# [Written task]
Word for word, print each line of the listing below; pictures stay out.
━━━━━━━━━━━━━━━━
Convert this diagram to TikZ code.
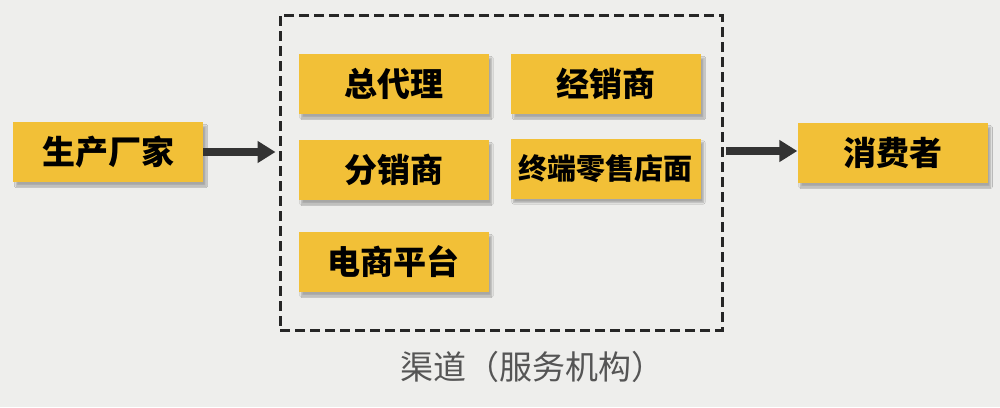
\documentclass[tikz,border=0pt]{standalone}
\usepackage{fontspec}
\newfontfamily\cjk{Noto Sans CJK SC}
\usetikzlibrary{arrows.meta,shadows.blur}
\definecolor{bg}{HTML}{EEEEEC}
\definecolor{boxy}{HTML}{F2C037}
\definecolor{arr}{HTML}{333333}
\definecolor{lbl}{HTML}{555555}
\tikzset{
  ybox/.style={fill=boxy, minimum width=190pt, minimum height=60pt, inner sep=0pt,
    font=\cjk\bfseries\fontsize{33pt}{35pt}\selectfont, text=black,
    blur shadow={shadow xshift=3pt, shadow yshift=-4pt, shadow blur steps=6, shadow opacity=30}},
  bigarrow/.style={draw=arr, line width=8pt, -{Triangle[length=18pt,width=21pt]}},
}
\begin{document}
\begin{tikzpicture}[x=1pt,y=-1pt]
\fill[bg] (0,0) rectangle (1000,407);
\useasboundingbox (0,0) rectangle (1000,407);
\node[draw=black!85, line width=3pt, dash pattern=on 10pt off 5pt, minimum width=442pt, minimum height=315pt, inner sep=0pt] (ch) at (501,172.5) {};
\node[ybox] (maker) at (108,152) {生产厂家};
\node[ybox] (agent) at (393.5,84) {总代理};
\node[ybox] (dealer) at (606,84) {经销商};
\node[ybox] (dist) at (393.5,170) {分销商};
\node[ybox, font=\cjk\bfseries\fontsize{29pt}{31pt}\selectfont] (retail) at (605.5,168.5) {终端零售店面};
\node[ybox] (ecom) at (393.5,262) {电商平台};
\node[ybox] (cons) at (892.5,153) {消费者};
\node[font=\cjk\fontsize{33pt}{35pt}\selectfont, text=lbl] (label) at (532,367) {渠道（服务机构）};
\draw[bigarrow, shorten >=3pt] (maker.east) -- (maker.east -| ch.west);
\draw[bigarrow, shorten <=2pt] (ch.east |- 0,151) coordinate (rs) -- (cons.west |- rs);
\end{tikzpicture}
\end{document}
━━━━━━━━━━━━━━━━
# [The reply]
Convert this diagram to TikZ code.
\documentclass[tikz,border=0pt]{standalone}
\usepackage{fontspec}
\newfontfamily\cjk{Noto Sans CJK SC}
\usetikzlibrary{arrows.meta,shadows.blur}
\definecolor{bg}{HTML}{EEEEEC}
\definecolor{boxy}{HTML}{F2C037}
\definecolor{arr}{HTML}{333333}
\definecolor{lbl}{HTML}{555555}
\tikzset{
  ybox/.style={fill=boxy, minimum width=190pt, minimum height=60pt, inner sep=0pt,
    font=\cjk\bfseries\fontsize{33pt}{35pt}\selectfont, text=black,
    blur shadow={shadow xshift=3pt, shadow yshift=-4pt, shadow blur steps=6, shadow opacity=30}},
  bigarrow/.style={draw=arr, line width=8pt, -{Triangle[length=18pt,width=21pt]}},
}
\begin{document}
\begin{tikzpicture}[x=1pt,y=-1pt]
\fill[bg] (0,0) rectangle (1000,407);
\useasboundingbox (0,0) rectangle (1000,407);
\node[draw=black!85, line width=3pt, dash pattern=on 10pt off 5pt, minimum width=442pt, minimum height=315pt, inner sep=0pt] (ch) at (501,172.5) {};
\node[ybox] (maker) at (108,152) {生产厂家};
\node[ybox] (agent) at (393.5,84) {总代理};
\node[ybox] (dealer) at (606,84) {经销商};
\node[ybox] (dist) at (393.5,170) {分销商};
\node[ybox, font=\cjk\bfseries\fontsize{29pt}{31pt}\selectfont] (retail) at (605.5,168.5) {终端零售店面};
\node[ybox] (ecom) at (393.5,262) {电商平台};
\node[ybox] (cons) at (892.5,153) {消费者};
\node[font=\cjk\fontsize{33pt}{35pt}\selectfont, text=lbl] (label) at (532,367) {渠道（服务机构）};
\draw[bigarrow, shorten >=3pt] (maker.east) -- (maker.east -| ch.west);
\draw[bigarrow, shorten <=2pt] (ch.east |- 0,151) coordinate (rs) -- (cons.west |- rs);
\end{tikzpicture}
\end{document}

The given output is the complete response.